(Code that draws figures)

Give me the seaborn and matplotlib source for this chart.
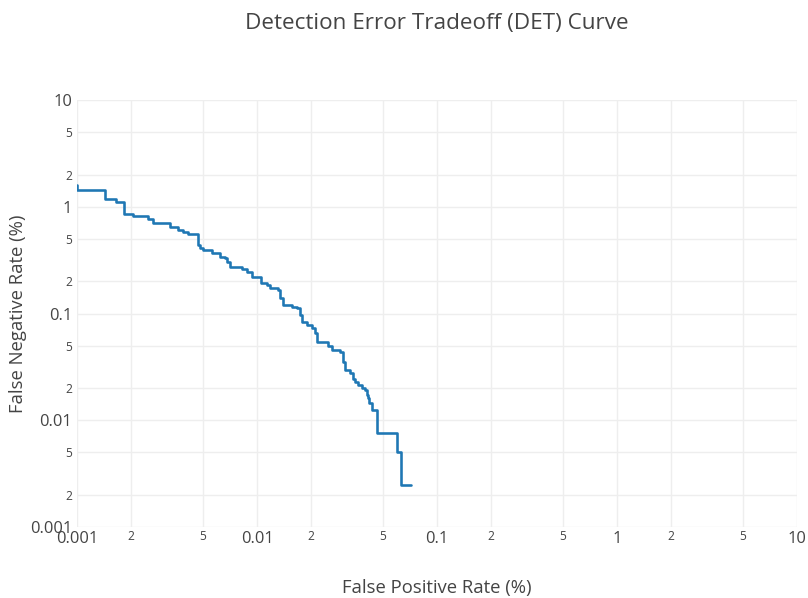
import matplotlib
matplotlib.use("Agg")
import matplotlib.pyplot as plt
import seaborn as sns
import pandas as pd

# Step-curve vertices (percent)
fpr = [0.001000, 0.001000, 0.001431, 0.001641, 0.001824, 0.002047, 0.002489,
       0.002655, 0.003286, 0.003625, 0.003900, 0.004153, 0.004684, 0.004850,
       0.005031, 0.005601, 0.006229, 0.006641, 0.006850, 0.007079, 0.008222,
       0.008766, 0.009346, 0.01050, 0.01132, 0.01181, 0.01313, 0.01340,
       0.01400, 0.01559, 0.01662, 0.01734, 0.01772, 0.01889, 0.02014,
       0.02100, 0.02146, 0.02490, 0.02600, 0.02892, 0.03016, 0.03083,
       0.03286, 0.03428, 0.03503, 0.03655, 0.03817, 0.03981, 0.04068,
       0.04153, 0.04200, 0.04338, 0.04671, 0.05973, 0.06310, 0.07172]
fnr = [1.597, 1.434, 1.173, 1.099, 0.849, 0.818, 0.762,
       0.699, 0.641, 0.605, 0.585, 0.558, 0.438, 0.407,
       0.393, 0.366, 0.340, 0.328, 0.305, 0.274, 0.261,
       0.246, 0.221, 0.195, 0.1846, 0.1718, 0.1657, 0.1385,
       0.1199, 0.1156, 0.1116, 0.0966, 0.0836, 0.0778, 0.0725,
       0.0651, 0.0543, 0.0500, 0.0454, 0.0438, 0.0353, 0.0295,
       0.0275, 0.0246, 0.0229, 0.0213, 0.0199, 0.0191, 0.0172,
       0.0160, 0.0144, 0.0124, 0.00752, 0.00506, 0.00246, 0.00246]

major_ticks = [0.001, 0.01, 0.1, 1, 10]
major_labels = ["0.001", "0.01", "0.1", "1", "10"]
minor_ticks = [0.002, 0.005, 0.02, 0.05, 0.2, 0.5, 2, 5]
minor_labels = ["2", "5", "2", "5", "2", "5", "2", "5"]

title = "Detection Error Tradeoff (DET) Curve"
xlabel = "False Positive Rate (%)"
ylabel = "False Negative Rate (%)"

sns.set_theme(style="white")
plt.rcParams["font.family"] = ["Open Sans", "DejaVu Sans"]

TXT = "#444444"
GRID = "#eeeeee"
PX = 0.72  # points per pixel at dpi 100

fig = plt.figure(figsize=(8.08, 5.98), dpi=100)
ax = fig.add_axes([77 / 808, 1 - 527 / 598, 720 / 808, 427 / 598])

df = pd.DataFrame({"fpr": fpr, "fnr": fnr})
sns.lineplot(data=df, x="fpr", y="fnr", ax=ax, sort=False, estimator=None,
             drawstyle="steps-post", color="#1f77b4", linewidth=2.6 * PX)

ax.set_xscale("log")
ax.set_yscale("log")
ax.set_xlim(0.001, 10)
ax.set_ylim(0.001, 10)

for setter in (ax.set_xticks, ax.set_yticks):
    setter(major_ticks, major_labels)
    setter(minor_ticks, minor_labels, minor=True)

ax.tick_params(which="major", length=0, labelsize=16.5 * PX, colors=TXT)
ax.tick_params(which="minor", length=0, labelsize=12 * PX, colors=TXT)
ax.tick_params(axis="x", which="major", pad=4 * PX)
ax.tick_params(axis="x", which="minor", pad=3 * PX)
ax.tick_params(axis="y", which="both", pad=5 * PX)

for v in major_ticks + minor_ticks:
    ax.axvline(v, color=GRID, lw=1.4 * PX, zorder=0)
    ax.axhline(v, color=GRID, lw=1.4 * PX, zorder=0)

for s in ax.spines.values():
    s.set_visible(False)

ax.set_xlabel(xlabel, fontsize=18.5 * PX, color=TXT)
ax.set_ylabel(ylabel, fontsize=18.5 * PX, color=TXT)
ax.xaxis.label.set_va("center")
ax.yaxis.label.set_va("center")
ax.xaxis.set_label_coords(0.5, (527 - 588) / 427)
ax.yaxis.set_label_coords((18 - 77) / 720, 0.5)

fig.text(437 / 808, 1 - 24 / 598, title, ha="center", va="center",
         fontsize=22.5 * PX, color=TXT)

fig.savefig("out.png", dpi=100, facecolor="white")
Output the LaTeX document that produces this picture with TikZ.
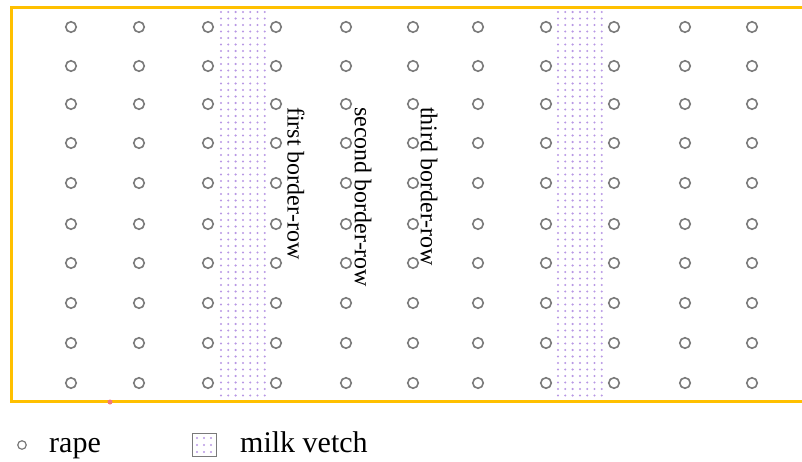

What you will do:
Would you reproduce the lines above, from the very first through the line containing "import pandas as pd", exactly and without the pictures?

Problem solution:
Give me the seaborn and matplotlib source for this chart.
import matplotlib
matplotlib.use("Agg")
import matplotlib.pyplot as plt
import seaborn as sns
import pandas as pd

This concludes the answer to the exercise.